Fox One
- Logo used since 2025
- Website type: Streaming television, OTT platform
- Available in: English
- Country of origin: United States
- Area served: U.S., U.S. territories, and Mexico
- Owner: Fox Corporation
- CEO: Pete Distad
- Industry: Entertainment, mass media
- Products: Streaming media, video on demand, digital distribution
- Website: fox.com
- Commercial: Yes
- Registration: Required
- Launched: August 21, 2025; 13 months ago
- Current status: Active

= Fox One =

American video streaming service

Fox One is a streaming television service owned by Fox Corporation that was launched on August 21, 2025. The service includes programming from all of Fox's broadcast and most of their cable properties, except Fox Soccer Plus. Pay TV providers which provide access to the company's networks through TV Everywhere authentication will automatically allow access to the service for their subscribers for no additional cost, including streaming access to Fox affiliates.

==History==
In July 2023, Fox shut down its TV Everywhere app "Fox Now", splitting up its networks and content amongst the Fox Sports, Fox News, Fox Local, and Tubi apps. Less than two years later, in February 2025, following the cancellation of the proposed joint venture Venu Sports, Fox hired Venu's former CEO, Pete Distad and announced a replacement service, named Fox One.

In early August 2025, Fox announced the service would launch on August 21 and cost $19.99 per month at launch. A bundle with Fox Nation would cost $24.99 per month. There will be no original nor exclusive content specifically produced for the service.

Fox One was officially launched in the United States on August 21, 2025, by Fox Corporation. The service was introduced as the company’s first unified streaming platform combining its news, sports, and entertainment programming, ignoring Fox Now's previous existence. On October 2, 2025, Fox One added a bundled subscription with ESPN Unlimited priced at $39.99 per month, giving subscribers access to ESPN’s linear networks, ESPN+, and other digital sports content.
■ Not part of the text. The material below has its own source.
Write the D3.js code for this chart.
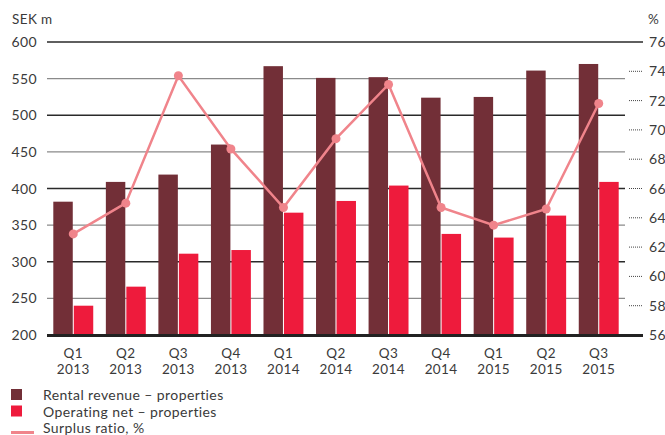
<!DOCTYPE html>
<html>
<head>
<meta charset="utf-8">
<script src="https://cdn.jsdelivr.net/npm/d3@7"></script>
<style>
  body { margin: 0; background: #fff; }
  svg text { font-family: Lato, "Open Sans", sans-serif; fill: #3a3a3a; letter-spacing: 0.4px; }
</style>
</head>
<body>
<svg width="665" height="435"></svg>
<script>
let quarters = ['Q1', 'Q2', 'Q3', 'Q4', 'Q1', 'Q2', 'Q3', 'Q4', 'Q1', 'Q2', 'Q3'];
let years = ['2013', '2013', '2013', '2013', '2014', '2014', '2014', '2014', '2015', '2015', '2015'];
let rentalRevenue = [382, 409, 419, 460, 567, 551, 552, 524, 525, 561, 570];
let operatingNet = [240, 266, 311, 316, 367, 383, 404, 338, 333, 363, 409];
let surplusRatio = [62.9, 65.0, 73.7, 68.7, 64.7, 69.4, 73.1, 64.7, 63.5, 64.6, 71.8];
let leftTicks = [200, 250, 300, 350, 400, 450, 500, 550, 600];
let rightTicks = [56, 58, 60, 62, 64, 66, 68, 70, 72, 74, 76];

let svg = d3.select('svg');

let plotLeft = 47;
let plotRight = 625;
let axisEnd = 643;
let plotTop = 42;
let plotBottom = 335;

let cats = quarters.map((q, i) => i);

let x = d3.scaleBand().domain(cats).range([plotLeft, plotRight]).paddingInner(0.24).paddingOuter(0.12);
let xSub = d3.scaleBand().domain(['rev', 'net']).range([0, x.bandwidth()]).paddingInner(0.05);
let y = d3.scaleLinear().domain([200, 600]).range([plotBottom, plotTop]);
let y2 = d3.scaleLinear().domain([56, 76]).range([plotBottom, plotTop]);

// grid lines
svg.selectAll('.grid')
  .data(leftTicks.filter((d) => d > 200))
  .enter()
  .append('line')
  .attr('x1', plotLeft)
  .attr('x2', (d) => (d === 600 ? axisEnd : plotRight))
  .attr('y1', (d) => y(d))
  .attr('y2', (d) => y(d))
  .attr('stroke', (d, i) => (i % 2 === 0 ? '#8a8a8a' : '#2a2a2a'))
  .attr('stroke-width', 1.4);

// left labels
svg.selectAll('.ly')
  .data(leftTicks)
  .enter()
  .append('text')
  .attr('x', 37)
  .attr('y', (d) => y(d) + 5)
  .attr('text-anchor', 'end')
  .attr('font-size', 14)
  .text((d) => d);

// right dotted ticks and labels
svg.selectAll('.rt')
  .data(rightTicks.filter((d) => d > 56 && d < 76))
  .enter()
  .append('line')
  .attr('x1', 629)
  .attr('x2', axisEnd)
  .attr('y1', (d) => y2(d))
  .attr('y2', (d) => y2(d))
  .attr('stroke', '#444')
  .attr('stroke-width', 1)
  .attr('stroke-dasharray', '1,1');

svg.selectAll('.ry')
  .data(rightTicks)
  .enter()
  .append('text')
  .attr('x', 649)
  .attr('y', (d) => y2(d) + 5)
  .attr('font-size', 14)
  .text((d) => d);

svg.append('text').attr('x', 12).attr('y', 24).attr('font-size', 13.5).text('SEK m');
svg.append('text').attr('x', 648).attr('y', 24).attr('font-size', 13.5).text('%');

// bars
let groups = svg.selectAll('.grp')
  .data(cats)
  .enter()
  .append('g')
  .attr('transform', (d) => `translate(${x(d)},0)`);

groups.append('rect')
  .attr('x', xSub('rev'))
  .attr('width', xSub.bandwidth())
  .attr('y', (d) => y(rentalRevenue[d]))
  .attr('height', (d) => plotBottom - y(rentalRevenue[d]))
  .attr('fill', '#722f37');

groups.append('rect')
  .attr('x', xSub('net'))
  .attr('width', xSub.bandwidth())
  .attr('y', (d) => y(operatingNet[d]))
  .attr('height', (d) => plotBottom - y(operatingNet[d]))
  .attr('fill', '#ee1b3c');

// base axis
svg.append('line')
  .attr('x1', plotLeft)
  .attr('x2', axisEnd)
  .attr('y1', plotBottom + 0.5)
  .attr('y2', plotBottom + 0.5)
  .attr('stroke', '#222')
  .attr('stroke-width', 3);

// surplus ratio line
let line = d3.line()
  .x((d) => x(d) + x.bandwidth() / 2)
  .y((d) => y2(surplusRatio[d]));

svg.append('path')
  .datum(cats)
  .attr('d', line)
  .attr('fill', 'none')
  .attr('stroke', '#f0848b')
  .attr('stroke-width', 2.5);

svg.selectAll('.pt')
  .data(cats)
  .enter()
  .append('circle')
  .attr('cx', (d) => x(d) + x.bandwidth() / 2)
  .attr('cy', (d) => y2(surplusRatio[d]))
  .attr('r', 4.5)
  .attr('fill', '#f0848b');

// x labels
svg.selectAll('.xq')
  .data(cats)
  .enter()
  .append('text')
  .attr('text-anchor', 'middle')
  .attr('font-size', 13.5)
  .attr('x', (d) => x(d) + x.bandwidth() / 2)
  .attr('y', 357.5)
  .text((d) => quarters[d]);

svg.selectAll('.xy')
  .data(cats)
  .enter()
  .append('text')
  .attr('text-anchor', 'middle')
  .attr('font-size', 13.5)
  .attr('x', (d) => x(d) + x.bandwidth() / 2)
  .attr('y', 373.5)
  .text((d) => years[d]);

// legend
let legend = [
  { label: 'Rental revenue – properties', color: '#722f37', type: 'box' },
  { label: 'Operating net – properties', color: '#ee1b3c', type: 'box' },
  { label: 'Surplus ratio, %', color: '#f0848b', type: 'line' },
];

let lg = svg.selectAll('.lg')
  .data(legend)
  .enter()
  .append('g')
  .attr('transform', (d, i) => `translate(0,${389 + i * 16.5})`);

lg.filter((d) => d.type === 'box')
  .append('rect')
  .attr('x', 11)
  .attr('y', 0)
  .attr('width', 11)
  .attr('height', 11)
  .attr('fill', (d) => d.color);

lg.filter((d) => d.type === 'line')
  .append('rect')
  .attr('x', 11)
  .attr('y', 9)
  .attr('width', 23)
  .attr('height', 3)
  .attr('fill', (d) => d.color);

lg.append('text')
  .attr('x', 43)
  .attr('y', 11)
  .attr('font-size', 14)
  .text((d) => d.label);
</script>
</body>
</html>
On October 20, 2025, it was announced that the service would launch in Mexico, replacing Caliente TV. It would be available on Claro Video starting that day, gradually on other platforms, and as a standalone app starting at the end of the year.

==Programming==

=== United States ===
The service includes live and on-demand access to Fox Broadcasting Company, Fox's regional owned-and-operated stations, Fox News, Fox Business, Fox Weather, Fox Sports, Fox Sports 1, Fox Sports 2, Big Ten Network, and Fox Deportes. Subscribers are able to bundle Fox Nation, Big Ten Plus, and/or ESPN's direct-to-consumer streaming service for an additional fee.

=== International ===
The platform features sports content from the Fox channel in Mexico, including Liga MX, Liga MX Femenil, UEFA Champions League, Concacaf Champions Cup, Premier League, Ligue 1, MLB, LMB, Formula E, Lucha Libre AAA Worldwide, among others.